__Stated goal__.
Sift the listing for lines that hold the string "image" and pull them out.

__Record excerpts__.
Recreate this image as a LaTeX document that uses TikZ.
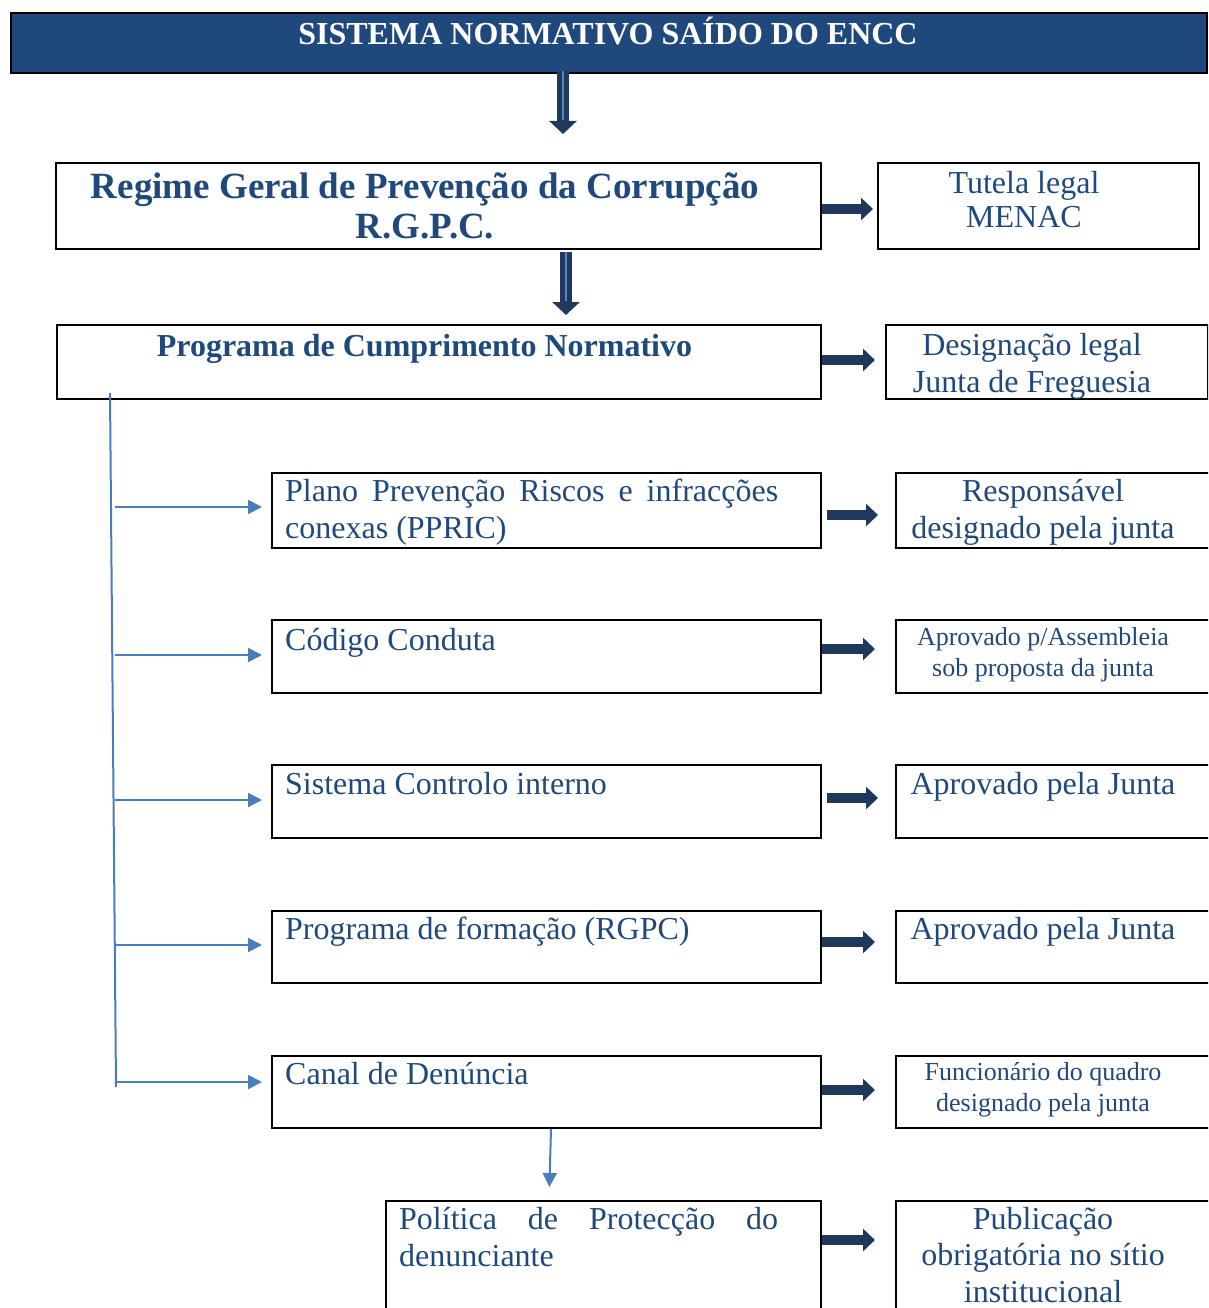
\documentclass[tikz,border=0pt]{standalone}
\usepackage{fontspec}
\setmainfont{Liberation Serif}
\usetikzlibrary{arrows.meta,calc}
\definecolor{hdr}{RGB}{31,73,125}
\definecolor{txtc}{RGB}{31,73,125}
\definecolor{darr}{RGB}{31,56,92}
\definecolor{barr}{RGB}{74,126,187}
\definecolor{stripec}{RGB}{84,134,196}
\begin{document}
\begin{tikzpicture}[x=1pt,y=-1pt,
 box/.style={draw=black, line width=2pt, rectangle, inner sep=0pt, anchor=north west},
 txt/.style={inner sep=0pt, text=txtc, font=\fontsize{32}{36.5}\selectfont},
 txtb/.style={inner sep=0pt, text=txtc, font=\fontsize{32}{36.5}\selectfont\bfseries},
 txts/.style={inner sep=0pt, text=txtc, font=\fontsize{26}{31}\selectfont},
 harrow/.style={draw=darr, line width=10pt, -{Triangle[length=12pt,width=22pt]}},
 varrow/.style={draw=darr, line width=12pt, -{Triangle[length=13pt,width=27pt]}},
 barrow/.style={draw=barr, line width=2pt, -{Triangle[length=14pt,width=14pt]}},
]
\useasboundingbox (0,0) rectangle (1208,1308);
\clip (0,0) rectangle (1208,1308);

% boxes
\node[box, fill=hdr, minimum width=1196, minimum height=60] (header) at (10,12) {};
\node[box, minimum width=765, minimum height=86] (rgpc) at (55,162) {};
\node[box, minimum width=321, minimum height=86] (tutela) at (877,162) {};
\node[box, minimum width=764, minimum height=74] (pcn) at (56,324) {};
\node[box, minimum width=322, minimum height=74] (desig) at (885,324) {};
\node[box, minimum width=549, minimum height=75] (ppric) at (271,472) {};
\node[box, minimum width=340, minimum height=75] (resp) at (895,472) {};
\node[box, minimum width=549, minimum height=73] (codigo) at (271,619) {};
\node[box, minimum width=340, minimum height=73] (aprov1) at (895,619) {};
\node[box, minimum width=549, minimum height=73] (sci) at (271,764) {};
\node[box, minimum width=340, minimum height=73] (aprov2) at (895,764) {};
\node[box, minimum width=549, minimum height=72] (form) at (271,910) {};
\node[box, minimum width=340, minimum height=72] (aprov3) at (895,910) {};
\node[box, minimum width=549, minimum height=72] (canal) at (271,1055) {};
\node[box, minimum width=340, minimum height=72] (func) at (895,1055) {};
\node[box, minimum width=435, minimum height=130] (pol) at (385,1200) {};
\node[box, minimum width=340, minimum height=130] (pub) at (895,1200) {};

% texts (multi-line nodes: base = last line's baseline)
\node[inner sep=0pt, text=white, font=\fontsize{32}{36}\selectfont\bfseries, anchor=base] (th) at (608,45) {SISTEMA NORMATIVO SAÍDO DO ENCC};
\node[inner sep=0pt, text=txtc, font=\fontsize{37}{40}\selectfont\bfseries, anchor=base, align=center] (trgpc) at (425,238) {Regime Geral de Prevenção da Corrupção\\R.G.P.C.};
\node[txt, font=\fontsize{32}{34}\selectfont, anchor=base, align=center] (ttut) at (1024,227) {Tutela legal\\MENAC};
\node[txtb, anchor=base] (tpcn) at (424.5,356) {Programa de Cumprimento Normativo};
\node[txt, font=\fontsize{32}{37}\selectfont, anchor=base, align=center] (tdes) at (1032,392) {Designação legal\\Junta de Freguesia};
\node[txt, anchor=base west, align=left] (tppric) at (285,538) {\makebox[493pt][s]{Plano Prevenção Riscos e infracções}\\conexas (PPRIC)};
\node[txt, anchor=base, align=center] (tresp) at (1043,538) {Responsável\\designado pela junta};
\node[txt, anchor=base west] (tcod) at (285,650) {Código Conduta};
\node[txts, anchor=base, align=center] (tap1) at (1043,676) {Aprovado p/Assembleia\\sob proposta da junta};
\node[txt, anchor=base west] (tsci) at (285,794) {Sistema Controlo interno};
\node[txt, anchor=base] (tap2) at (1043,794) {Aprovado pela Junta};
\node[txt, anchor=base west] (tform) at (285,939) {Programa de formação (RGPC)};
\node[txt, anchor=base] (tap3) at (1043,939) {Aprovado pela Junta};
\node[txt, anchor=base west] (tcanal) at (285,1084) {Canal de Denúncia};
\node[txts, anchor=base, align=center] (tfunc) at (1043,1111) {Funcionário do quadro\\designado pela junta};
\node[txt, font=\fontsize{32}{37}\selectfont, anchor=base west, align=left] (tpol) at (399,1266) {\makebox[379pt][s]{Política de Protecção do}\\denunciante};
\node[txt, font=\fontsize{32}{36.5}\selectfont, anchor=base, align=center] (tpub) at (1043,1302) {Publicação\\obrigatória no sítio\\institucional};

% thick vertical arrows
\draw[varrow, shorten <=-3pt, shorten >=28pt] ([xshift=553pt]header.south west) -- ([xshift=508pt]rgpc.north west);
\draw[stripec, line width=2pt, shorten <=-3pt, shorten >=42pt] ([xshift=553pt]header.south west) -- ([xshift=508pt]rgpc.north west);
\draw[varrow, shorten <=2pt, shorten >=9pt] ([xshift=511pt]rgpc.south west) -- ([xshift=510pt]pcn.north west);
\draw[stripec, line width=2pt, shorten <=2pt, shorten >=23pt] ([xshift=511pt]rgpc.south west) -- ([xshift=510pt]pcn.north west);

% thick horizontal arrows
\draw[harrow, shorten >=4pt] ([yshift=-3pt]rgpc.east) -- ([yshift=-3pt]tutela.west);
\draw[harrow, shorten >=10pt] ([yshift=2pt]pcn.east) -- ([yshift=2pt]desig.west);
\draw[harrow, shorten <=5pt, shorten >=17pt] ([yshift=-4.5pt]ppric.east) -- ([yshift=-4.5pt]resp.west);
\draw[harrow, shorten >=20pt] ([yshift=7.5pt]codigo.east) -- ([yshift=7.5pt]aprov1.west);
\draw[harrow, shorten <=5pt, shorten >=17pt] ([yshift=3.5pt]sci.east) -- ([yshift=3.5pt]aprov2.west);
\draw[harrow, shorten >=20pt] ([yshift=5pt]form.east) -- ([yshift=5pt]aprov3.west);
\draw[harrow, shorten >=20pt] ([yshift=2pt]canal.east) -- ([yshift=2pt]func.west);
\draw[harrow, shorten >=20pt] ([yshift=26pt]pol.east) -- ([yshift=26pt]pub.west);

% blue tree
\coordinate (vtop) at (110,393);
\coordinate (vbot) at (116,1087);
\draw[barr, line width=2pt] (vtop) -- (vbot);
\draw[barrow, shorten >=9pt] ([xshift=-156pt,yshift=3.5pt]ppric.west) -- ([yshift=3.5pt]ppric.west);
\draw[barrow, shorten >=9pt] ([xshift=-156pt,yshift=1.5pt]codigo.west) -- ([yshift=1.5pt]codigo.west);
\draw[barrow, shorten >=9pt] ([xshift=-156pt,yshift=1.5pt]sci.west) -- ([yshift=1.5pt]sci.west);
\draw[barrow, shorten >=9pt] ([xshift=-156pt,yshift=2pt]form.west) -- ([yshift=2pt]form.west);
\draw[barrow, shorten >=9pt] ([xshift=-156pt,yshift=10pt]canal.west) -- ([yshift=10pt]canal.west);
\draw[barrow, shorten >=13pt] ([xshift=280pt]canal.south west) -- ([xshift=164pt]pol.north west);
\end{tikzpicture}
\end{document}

--

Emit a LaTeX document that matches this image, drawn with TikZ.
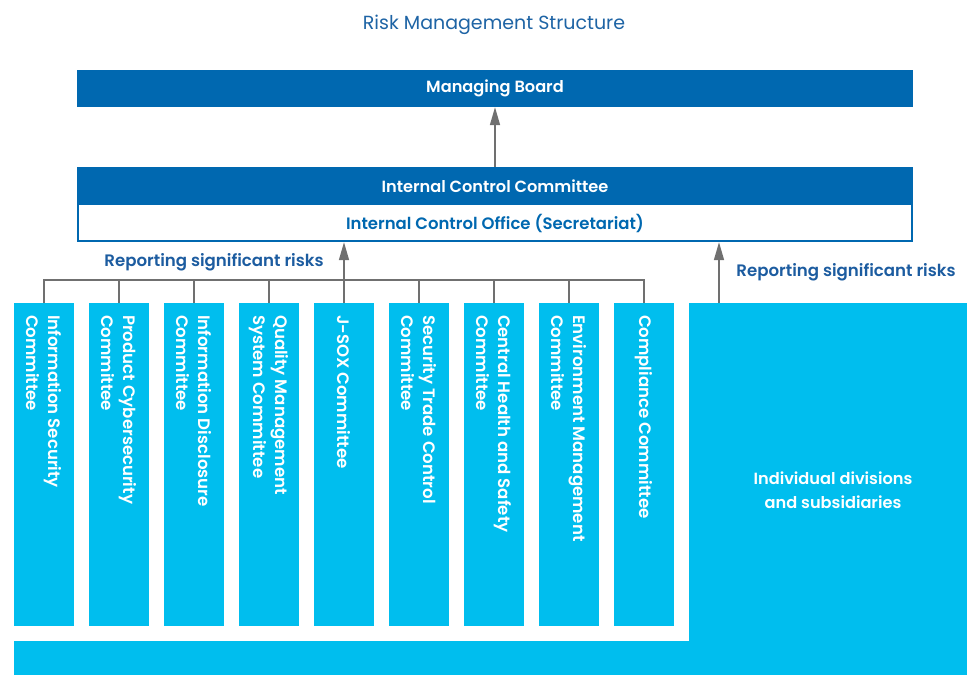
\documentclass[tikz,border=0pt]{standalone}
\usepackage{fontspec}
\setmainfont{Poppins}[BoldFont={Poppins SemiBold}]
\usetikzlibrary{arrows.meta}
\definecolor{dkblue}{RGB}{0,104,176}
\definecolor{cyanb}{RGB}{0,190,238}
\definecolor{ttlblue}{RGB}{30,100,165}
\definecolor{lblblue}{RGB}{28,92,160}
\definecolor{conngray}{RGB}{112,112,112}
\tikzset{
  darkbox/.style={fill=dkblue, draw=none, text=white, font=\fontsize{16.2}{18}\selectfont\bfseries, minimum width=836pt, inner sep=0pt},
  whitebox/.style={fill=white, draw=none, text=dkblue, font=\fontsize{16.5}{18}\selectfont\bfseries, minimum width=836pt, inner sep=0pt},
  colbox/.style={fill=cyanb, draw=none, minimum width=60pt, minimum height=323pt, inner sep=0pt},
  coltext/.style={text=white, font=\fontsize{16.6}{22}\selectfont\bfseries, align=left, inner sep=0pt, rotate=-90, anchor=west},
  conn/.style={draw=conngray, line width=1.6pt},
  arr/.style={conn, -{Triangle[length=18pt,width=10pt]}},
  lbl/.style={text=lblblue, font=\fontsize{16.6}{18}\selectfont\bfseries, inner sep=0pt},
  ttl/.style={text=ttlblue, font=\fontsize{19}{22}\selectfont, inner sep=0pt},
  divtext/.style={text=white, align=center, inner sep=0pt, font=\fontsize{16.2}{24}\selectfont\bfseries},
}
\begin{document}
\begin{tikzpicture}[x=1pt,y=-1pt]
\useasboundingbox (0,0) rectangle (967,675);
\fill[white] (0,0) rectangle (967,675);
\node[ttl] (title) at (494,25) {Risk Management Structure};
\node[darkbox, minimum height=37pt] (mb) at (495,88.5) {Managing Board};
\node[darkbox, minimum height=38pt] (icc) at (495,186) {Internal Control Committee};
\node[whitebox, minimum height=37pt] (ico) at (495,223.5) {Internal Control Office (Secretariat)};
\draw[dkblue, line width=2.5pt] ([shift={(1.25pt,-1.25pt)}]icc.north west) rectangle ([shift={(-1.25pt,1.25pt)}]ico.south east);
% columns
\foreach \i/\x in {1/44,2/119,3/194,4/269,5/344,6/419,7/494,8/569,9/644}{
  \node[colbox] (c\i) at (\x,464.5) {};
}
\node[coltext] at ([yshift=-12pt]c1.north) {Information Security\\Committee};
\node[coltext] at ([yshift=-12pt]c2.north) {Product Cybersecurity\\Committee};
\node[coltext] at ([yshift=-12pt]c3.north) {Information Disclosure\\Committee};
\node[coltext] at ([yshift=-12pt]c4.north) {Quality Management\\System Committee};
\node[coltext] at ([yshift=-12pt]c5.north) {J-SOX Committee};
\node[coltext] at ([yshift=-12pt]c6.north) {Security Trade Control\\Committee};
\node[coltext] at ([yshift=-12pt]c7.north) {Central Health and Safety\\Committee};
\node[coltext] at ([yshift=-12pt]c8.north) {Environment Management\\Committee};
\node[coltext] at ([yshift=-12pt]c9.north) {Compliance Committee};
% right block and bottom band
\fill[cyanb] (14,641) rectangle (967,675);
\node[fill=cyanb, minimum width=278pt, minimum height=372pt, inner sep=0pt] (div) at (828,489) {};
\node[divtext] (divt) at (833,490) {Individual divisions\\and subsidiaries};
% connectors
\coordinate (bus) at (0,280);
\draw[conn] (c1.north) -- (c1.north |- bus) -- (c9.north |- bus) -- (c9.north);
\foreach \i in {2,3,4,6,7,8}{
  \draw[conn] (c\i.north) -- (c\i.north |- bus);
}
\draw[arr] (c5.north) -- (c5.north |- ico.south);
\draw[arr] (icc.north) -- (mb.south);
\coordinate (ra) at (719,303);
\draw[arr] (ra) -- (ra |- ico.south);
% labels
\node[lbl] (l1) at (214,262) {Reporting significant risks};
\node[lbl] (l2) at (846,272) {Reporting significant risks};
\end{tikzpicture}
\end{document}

...

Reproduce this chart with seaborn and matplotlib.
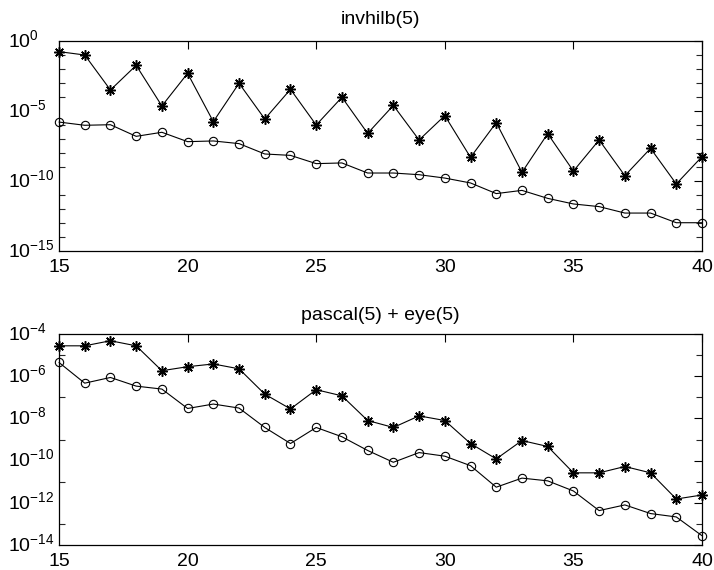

__Solution__.
Recreate this image as a LaTeX document that uses TikZ.
Emit a LaTeX document that matches this image, drawn with TikZ.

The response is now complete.